Day 1: What do I think is the Number One Enemy of My Creativity at this point in my life? What could help fight and overcome it?

I would venture to claim that I have no enemies to my creativity. I am learning to just allow things to flow through me. My pain, my love, my fear….like rainwater off the back of any manner of dew-covered water fowl. I am learning to appreciate that maybe, just maybe, the time was not right – but now it is. In the past, my perfectionism kept me chained to a certain way of doing things. Failure to let go, and a convoluted sense of loyalty, kept me tied and obligated to people and places and things that should have been left long before.
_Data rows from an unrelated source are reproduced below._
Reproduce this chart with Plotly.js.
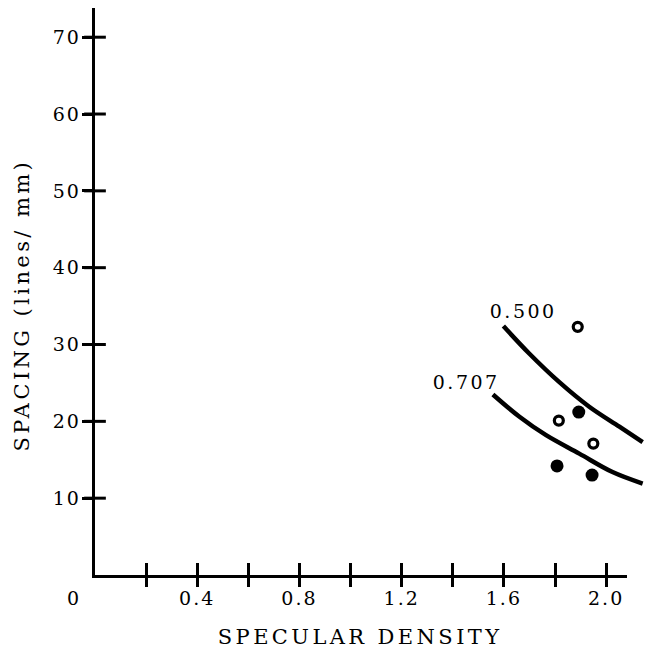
<!DOCTYPE html>
<html>
<head>
<meta charset="utf-8">
<script src="https://cdn.plot.ly/plotly-3.0.1.min.js"></script>
<style>
html,body{margin:0;padding:0;background:#fff;}
#chart{width:647px;height:653px;}
#chart .xtick text, #chart .ytick text{letter-spacing:2px;}
#chart .annotation-text.lbl{letter-spacing:2.5px;}
#chart .annotation-text.ttl{letter-spacing:3.4px;}
</style>
</head>
<body>
<div id="chart"></div>
<script>
// Data
const openX = [1.889, 1.815, 1.950];
const openY = [32.3, 20.1, 17.1];
const filledX = [1.893, 1.808, 1.945];
const filledY = [21.2, 14.2, 13.0];

const curve500X = [1.598, 1.700, 1.817, 1.934, 2.052, 2.143];
const curve500Y = [32.4, 28.8, 25.1, 21.9, 19.3, 17.3];
const curve707X = [1.557, 1.661, 1.765, 1.895, 2.025, 2.143];
const curve707Y = [23.5, 20.6, 18.2, 15.8, 13.4, 11.9];

const xTickVals = [0.2, 0.4, 0.6, 0.8, 1.0, 1.2, 1.4, 1.6, 1.8, 2.0];
const xTickText = ["", "0.4", "", "0.8", "", "1.2", "", "1.6", "", "2.0"];
const yTickVals = [10, 20, 30, 40, 50, 60, 70];
const yTickText = ["10", "20", "30", "40", "50", "60", "70"];

const xTitle = "SPECULAR DENSITY";
const yTitle = "SPACING (lines/ mm)";
const curveLabels = ["0.500", "0.707"];

const FONT = "DejaVu Serif, Liberation Serif, serif";
const XRANGE = [0, 2.16];
const YRANGE = [0, 73.8];
const XAXIS_END = 2.08;

const traces = [
  {x: curve500X, y: curve500Y, mode: "lines", line: {color: "#000", width: 4.5, shape: "spline", smoothing: 1}, hoverinfo: "skip"},
  {x: curve707X, y: curve707Y, mode: "lines", line: {color: "#000", width: 4.5, shape: "spline", smoothing: 1}, hoverinfo: "skip"},
  {x: openX, y: openY, mode: "markers", marker: {symbol: "circle-open", size: 9, color: "#000", line: {width: 3.2, color: "#000"}}},
  {x: filledX, y: filledY, mode: "markers", marker: {symbol: "circle", size: 13, color: "#000"}},
  // y ticks cross the axis line: short horizontal strokes centred on x = 0 at each tick value
  {x: yTickVals.map(() => XRANGE[0]), y: yTickVals, mode: "markers", cliponaxis: false, hoverinfo: "skip",
   marker: {symbol: "line-ew", size: 15.5, color: "#000", line: {width: 3, color: "#000"}}},
  // empty traces so the helper axes render
  {x: [], y: [], xaxis: "x2", yaxis: "y", mode: "markers", hoverinfo: "skip"},
  {x: [], y: [], xaxis: "x3", yaxis: "y", mode: "markers", hoverinfo: "skip"}
];

const layout = {
  width: 647, height: 653,
  margin: {l: 95, r: 0, t: 7.5, b: 78},
  paper_bgcolor: "#fff", plot_bgcolor: "rgba(0,0,0,0)",
  showlegend: false,
  font: {family: FONT, color: "#000", size: 19},
  xaxis: {
    range: XRANGE, showgrid: false, zeroline: false, showline: false,
    tickmode: "array", tickvals: xTickVals, ticktext: xTickText,
    ticks: "outside", ticklen: 11, tickwidth: 3, tickcolor: "#000",
    ticklabelstandoff: -5,
    tickfont: {family: FONT, size: 19, color: "#000"}
  },
  xaxis2: {
    range: XRANGE, overlaying: "x", anchor: "y", showgrid: false, zeroline: false, showline: false,
    tickmode: "array", tickvals: xTickVals, ticks: "inside", ticklen: 12, tickwidth: 3, tickcolor: "#000",
    showticklabels: false
  },
  xaxis3: {
    domain: [0, XAXIS_END / XRANGE[1]], range: [0, XAXIS_END], anchor: "y",
    showgrid: false, zeroline: false, showline: true, linewidth: 3, linecolor: "#000",
    ticks: "", showticklabels: false
  },
  yaxis: {
    range: YRANGE, showgrid: false, zeroline: false, showline: true, linewidth: 3.3, linecolor: "#000",
    tickmode: "array", tickvals: yTickVals, ticktext: yTickText,
    ticks: "outside", ticklen: 10, tickwidth: 3, tickcolor: "#000",
    ticklabelstandoff: -3,
    tickfont: {family: FONT, size: 19, color: "#000"}
  },
  annotations: [
    {x: 0, y: 0, xref: "x", yref: "y", text: "0", showarrow: false, xshift: -22, yshift: -23,
     font: {family: FONT, size: 19, color: "#000"}},
    {x: 1.673, y: 34.3, xref: "x", yref: "y", text: curveLabels[0], showarrow: false,
     font: {family: FONT, size: 19, color: "#000"}},
    {x: 1.450, y: 25.1, xref: "x", yref: "y", text: curveLabels[1], showarrow: false,
     font: {family: FONT, size: 19, color: "#000"}},
    {x: 360, y: 637, xref: "paper", yref: "paper", text: xTitle, showarrow: false,
     font: {family: FONT, size: 21, color: "#000"}},
    {x: 22, y: 305, xref: "paper", yref: "paper", text: yTitle, showarrow: false, textangle: -90,
     font: {family: FONT, size: 21, color: "#000"}}
  ]
};

// Title annotations are positioned in pixels: convert to paper fractions
(function () {
  const w = layout.width - layout.margin.l - layout.margin.r;
  const h = layout.height - layout.margin.t - layout.margin.b;
  [3, 4].forEach(i => {
    const a = layout.annotations[i];
    a.x = (a.x - layout.margin.l) / w;
    a.y = (layout.height - layout.margin.b - a.y) / h;
    a.xanchor = "center"; a.yanchor = "middle";
  });
})();

Plotly.newPlot("chart", traces, layout, {displayModeBar: false, staticPlot: true}).then(gd => {
  const anns = gd.querySelectorAll(".annotation-text");
  anns.forEach((el, i) => {
    if (i === 1 || i === 2) el.classList.add("lbl");
    if (i === 3 || i === 4) el.classList.add("ttl");
  });
});
</script>
</body>
</html>
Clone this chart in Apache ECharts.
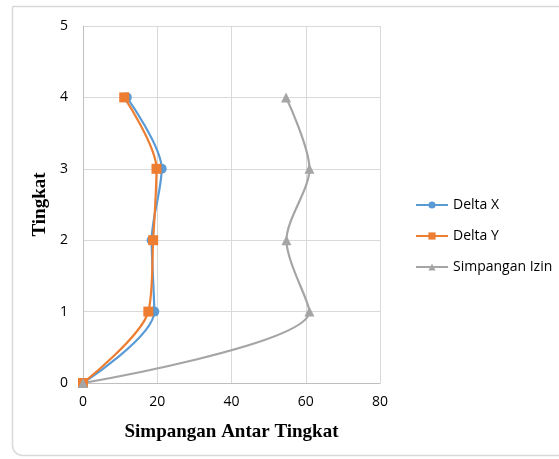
<!DOCTYPE html>
<html>
<head>
<meta charset="utf-8">
<script src="https://cdn.jsdelivr.net/npm/echarts@6/dist/echarts.min.js"></script>
<style>
  html, body { margin: 0; padding: 0; background: #fff; }
  #chart { width: 559px; height: 459px; }
</style>
</head>
<body>
<div id="chart"></div>
<script>
// tingkat (lantai)
const levels = [0, 1, 2, 3, 4];
const deltaX = [0, 19.2, 18.5, 21.2, 11.8];
const deltaY = [0, 17.6, 18.9, 19.8, 11.1];
const simpanganIzin = [0, 61, 54.8, 61, 54.7];
const xTicks = [0, 80, 20];
const yTicks = [0, 5, 1];

const pairs = (vals) => vals.map((v, i) => [v, levels[i]]);

const chart = echarts.init(document.getElementById('chart'));

const labelFont = 'Open Sans, Liberation Sans, sans-serif';
const titleFont = 'Liberation Serif, serif';

chart.setOption({
  animation: false,
  color: ['#5B9BD5', '#ED7D31', '#A5A5A5'],
  graphic: [{
    type: 'rect',
    shape: { x: 12.5, y: 6.5, width: 600, height: 449, r: [0, 0, 0, 10] },
    style: { fill: 'none', stroke: '#d9d9d9', lineWidth: 1.5 },
    silent: true
  }],
  grid: { left: 83, right: 179, top: 26, bottom: 76 },
  legend: {
    orient: 'vertical',
    left: 410,
    top: 193,
    itemWidth: 32,
    itemHeight: 9,
    itemGap: 17,
    textStyle: { fontFamily: labelFont, fontSize: 14, color: '#000' },
    data: ['Delta X', 'Delta Y', 'Simpangan Izin']
  },
  xAxis: {
    type: 'value',
    min: xTicks[0], max: xTicks[1], interval: xTicks[2],
    name: 'Simpangan Antar Tingkat',
    nameLocation: 'middle',
    nameGap: 40,
    nameTextStyle: { fontFamily: titleFont, fontWeight: 'bold', fontSize: 19, color: '#000' },
    axisLine: { show: true, lineStyle: { color: '#bfbfbf' } },
    axisTick: { show: false },
    axisLabel: { fontFamily: labelFont, fontSize: 14, color: '#000', margin: 12 },
    splitLine: { show: true, lineStyle: { color: '#d9d9d9' } }
  },
  yAxis: {
    type: 'value',
    min: yTicks[0], max: yTicks[1], interval: yTicks[2],
    name: 'Tingkat',
    nameLocation: 'middle',
    nameGap: 20,
    nameTextStyle: { fontFamily: titleFont, fontWeight: 'bold', fontSize: 19, color: '#000' },
    axisLine: { show: true, lineStyle: { color: '#bfbfbf' } },
    axisTick: { show: false },
    axisLabel: { fontFamily: labelFont, fontSize: 14, color: '#000', margin: 15 },
    splitLine: { show: true, lineStyle: { color: '#d9d9d9' } }
  },
  series: [
    {
      name: 'Delta X', type: 'line', smooth: 0.3,
      symbol: 'circle', symbolSize: 10,
      lineStyle: { width: 2.2 },
      data: pairs(deltaX)
    },
    {
      name: 'Delta Y', type: 'line', smooth: 0.3,
      symbol: 'rect', symbolSize: 10,
      lineStyle: { width: 2.2 },
      data: pairs(deltaY)
    },
    {
      name: 'Simpangan Izin', type: 'line', smooth: 0.3,
      symbol: 'triangle', symbolSize: 10,
      lineStyle: { width: 2.2 },
      data: pairs(simpanganIzin)
    }
  ]
});
</script>
</body>
</html>
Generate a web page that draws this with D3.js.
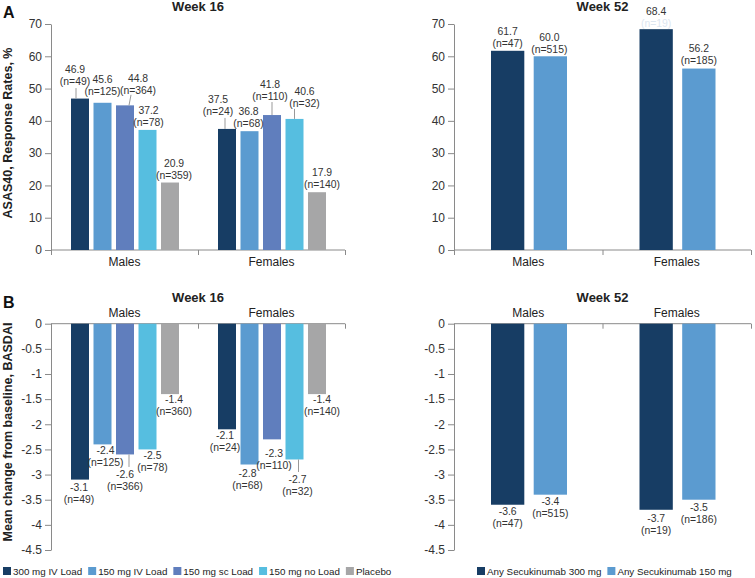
<!DOCTYPE html>
<html><head><meta charset="utf-8">
<script src="https://cdn.jsdelivr.net/npm/d3@7"></script>
<style>body{margin:0;background:#fff} svg{display:block;font-family:"Liberation Sans",Arial,sans-serif}</style>
</head><body><svg id="c" width="755" height="578"></svg>
<script>
// ---------------- DATA ----------------
const groups = ["Males", "Females"];
const series16 = ["300 mg IV Load", "150 mg IV Load", "150 mg sc Load", "150 mg no Load", "Placebo"];
const series52 = ["Any Secukinumab 300 mg", "Any Secukinumab 150 mg"];

const asas16Males = [46.9, 45.6, 44.8, 37.2, 20.9];
const asas16MalesN = [49, 125, 364, 78, 359];
const asas16Females = [37.5, 36.8, 41.8, 40.6, 17.9];
const asas16FemalesN = [24, 68, 110, 32, 140];

const asas52Males = [61.7, 60.0];
const asas52MalesN = [47, 515];
const asas52Females = [68.4, 56.2];
const asas52FemalesN = [19, 185];

const basdai16Males = [-3.1, -2.4, -2.6, -2.5, -1.4];
const basdai16MalesN = [49, 125, 366, 78, 360];
const basdai16Females = [-2.1, -2.8, -2.3, -2.7, -1.4];
const basdai16FemalesN = [24, 68, 110, 32, 140];

const basdai52Males = [-3.6, -3.4];
const basdai52MalesN = [47, 515];
const basdai52Females = [-3.7, -3.5];
const basdai52FemalesN = [19, 186];

const asasTicks = [0, 10, 20, 30, 40, 50, 60, 70];
const basdaiTicks = [0, -0.5, -1, -1.5, -2, -2.5, -3, -3.5, -4, -4.5];

// ---------------- STYLE / LAYOUT ----------------
const colors16 = ["#173d64", "#5b9bd0", "#607ebd", "#56bee0", "#a6a6a7"];
const colors52 = ["#173d64", "#5b9bd0"];
const textCol = "#333";
const axisCol = "#8a8a8a";

// label layout: [dx from bar centre, dy of anchor line relative to bar end]
const layA16 = [[[-5,-13.5],[0,-8],[13,-11],[1,-4],[4,-3.5]], [[-9,-14],[-1,-4],[-2,-15],[10,-12],[5,-4]]];
const leadA16 = [[[0,-4,-4,-10.5],[2,6,4,-10.5]], [[0,-2,-2,-11],[2,0,0,-13],[3,0,0,-10]]]; // [idx, dxTop, dxBar, dyTop]
const layA52 = [[[0,-4],[-1,-3.5]], [[0,-2],[0,-4.5]]];
const layB16 = [[[-1,11],[3,10],[0,23.5],[5,10],[4,9]], [[-2,10],[-2,12.5],[2,17.5],[3,23.5],[5,9]]];
const leadB16 = [[[2,4,4,12.5]], [[3,4,4,12.5]]];
const layB52 = [[[0,10],[0,10]], [[0,12],[0,11]]];

const svg = d3.select("#c");

function panel(o) {
  const g = svg.append("g");
  const xb = d3.scaleBand().domain(groups).range([o.x0, o.x1]);
  const xi = d3.scaleBand().domain(o.series).range(o.inner).paddingInner(o.pad);
  const y = d3.scaleLinear().domain(o.domain).range([o.yBot, o.yTop]);
  const neg = o.domain[1] === 0;
  const zeroY = y(0);

  // y axis
  const ya = g.append("g").attr("transform", `translate(${o.x0},0)`)
    .call(d3.axisLeft(y).tickValues(o.ticks).tickSize(6).tickSizeOuter(0).tickPadding(3).tickFormat(d => String(d)));
  ya.select(".domain").attr("stroke", axisCol);
  ya.selectAll(".tick line").attr("stroke", axisCol);
  ya.selectAll(".tick text").attr("fill", textCol).style("font-size", "12px").style("font-family", '"Liberation Sans",Arial,sans-serif');

  // x axis line + boundary ticks
  g.append("line").attr("x1", o.x0).attr("x2", o.x1).attr("y1", zeroY).attr("y2", zeroY).attr("stroke", axisCol);
  const bounds = groups.map(d => xb(d)).concat([o.x1]);
  g.selectAll(".xt").data(bounds).join("line")
    .attr("x1", d => d + 0.5).attr("x2", d => d + 0.5).attr("y1", zeroY).attr("y2", zeroY + 5).attr("stroke", axisCol);

  // category labels
  g.selectAll(".cat").data(groups).join("text")
    .attr("x", d => xb(d) + xb.bandwidth() / 2).attr("y", o.catY)
    .attr("text-anchor", "middle").attr("fill", "#222").style("font-size", "12px").text(d => d);

  // title
  g.append("text").attr("x", (o.x0 + o.x1) / 2).attr("y", o.titleY).attr("text-anchor", "middle")
    .attr("fill", "#222").style("font-size", "13px").style("font-weight", "bold").text(o.title);

  groups.forEach((grp, gi) => {
    const vals = o.vals[gi], ns = o.ns[gi];
    const gg = g.append("g").attr("transform", `translate(${xb(grp)},0)`);
    gg.selectAll("rect").data(vals).join("rect")
      .attr("x", (d, i) => xi(o.series[i])).attr("width", xi.bandwidth())
      .attr("y", d => Math.min(y(d), zeroY)).attr("height", d => Math.abs(y(d) - zeroY))
      .attr("fill", (d, i) => o.colors[i]);
    vals.forEach((v, i) => {
      const cx = xi(o.series[i]) + xi.bandwidth() / 2;
      const [dx, dy] = o.lay[gi][i];
      const end = y(v);
      let y1, y2;
      if (neg) { y1 = end + dy; y2 = y1 + 12; } else { y2 = end + dy; y1 = y2 - 12; }
      const t = gg.append("g").attr("fill", textCol).style("font-size", "10.4px").attr("text-anchor", "middle");
      t.append("text").attr("x", cx + dx).attr("y", y1).text(v.toFixed(1));
      const nt = t.append("text").attr("x", cx + dx).attr("y", y2).text(`(n=${ns[i]})`);
      if (o.inside && o.inside[0] === gi && o.inside[1] === i) nt.attr("fill", "#dde6f0");
    });
    (o.lead ? o.lead[gi] : []).forEach(([i, dxT, dxB, dyT]) => {
      const cx = xi(o.series[i]) + xi.bandwidth() / 2;
      const end = y(vals[i]);
      gg.append("line").attr("x1", cx + dxT).attr("x2", cx + dxB)
        .attr("y1", end + dyT).attr("y2", end).attr("stroke", "#999").attr("stroke-width", 1);
    });
  });
}

panel({x0: 51, x1: 345, yTop: 24, yBot: 250, domain: [0, 70], ticks: asasTicks, series: series16,
  vals: [asas16Males, asas16Females], ns: [asas16MalesN, asas16FemalesN], colors: colors16,
  inner: [20, 128], pad: 0.2, lay: layA16, lead: leadA16, catY: 266, title: "Week 16", titleY: 11});
panel({x0: 454, x1: 751, yTop: 24, yBot: 250, domain: [0, 70], ticks: asasTicks, series: series52,
  vals: [asas52Males, asas52Females], ns: [asas52MalesN, asas52FemalesN], colors: colors52,
  inner: [37, 113], pad: 0.22, lay: layA52, catY: 266, title: "Week 52", titleY: 11, inside: [1, 0]});
panel({x0: 51, x1: 345, yTop: 323.7, yBot: 550, domain: [-4.5, 0], ticks: basdaiTicks, series: series16,
  vals: [basdai16Males, basdai16Females], ns: [basdai16MalesN, basdai16FemalesN], colors: colors16,
  inner: [20, 128], pad: 0.2, lay: layB16, lead: leadB16, catY: 317, title: "Week 16", titleY: 302});
panel({x0: 454, x1: 751, yTop: 323.7, yBot: 550, domain: [-4.5, 0], ticks: basdaiTicks, series: series52,
  vals: [basdai52Males, basdai52Females], ns: [basdai52MalesN, basdai52FemalesN], colors: colors52,
  inner: [37, 113], pad: 0.22, lay: layB52, catY: 317, title: "Week 52", titleY: 302});

// panel letters
svg.append("text").attr("x", 3).attr("y", 18).style("font-size", "16px").style("font-weight", "bold").attr("fill", "#111").text("A");
svg.append("text").attr("x", 3).attr("y", 308).style("font-size", "16px").style("font-weight", "bold").attr("fill", "#111").text("B");

// y titles
svg.append("text").attr("transform", "translate(12,133) rotate(-90)").attr("text-anchor", "middle")
  .style("font-size", "12.5px").style("font-weight", "bold").attr("fill", "#222").text("ASAS40, Response Rates, %");
svg.append("text").attr("transform", "translate(12,432) rotate(-90)").attr("text-anchor", "middle")
  .style("font-size", "12.5px").style("font-weight", "bold").attr("fill", "#222").text("Mean change from baseline, BASDAI");

// legends
function legend(x, items, cols) {
  let cx = x;
  items.forEach((name, i) => {
    svg.append("rect").attr("x", cx).attr("y", 567).attr("width", 8).attr("height", 8).attr("fill", cols[i]);
    const t = svg.append("text").attr("x", cx + 10).attr("y", 575).style("font-size", "9.8px").attr("fill", "#222").text(name);
    cx += 10 + t.node().getComputedTextLength() + 6;
  });
}
legend(3, series16, colors16);
legend(477, series52, colors52);
</script></body></html>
Voices in my head, voices from my past and my present, hammered away at me, long after many of the people who owned those voices were long dead and gone. I have traveled through hell and back in the past 3 years. I spent much time lamenting my losses, crying over doors that would not open (even as I beat on them, blow- torched them, tried to bend them to my will), willing others to move about the chess board as I wanted, and beating myself relentlessly for all manner of things that were never even about me; were not my fault; and had nothing to do with me at all. All those people who were “against” me? They were just as caught up in their own struggles, their own trials, their own dysfunction. So much so, no one was thinking about me at all! My path has nothing to do with anyone else’s journey. My path is my own. I do not feel as though my creativity is blocked or that I’m being held back. I believe my disjointed dance of one step forward, 3 steps back, is exactly what I needed to reach this place, this day, this second, this writing course, and to doors that might swing wide open, if I trust myself enough to truly LET GO. I love you all without knowing you. I can’t wait to see what everyone writes and watch us all grow from ugly ducklings (who managed to avoid the rainwater, by the way) into the graceful, beautiful swans we have always been – if only we can find the courage to believe.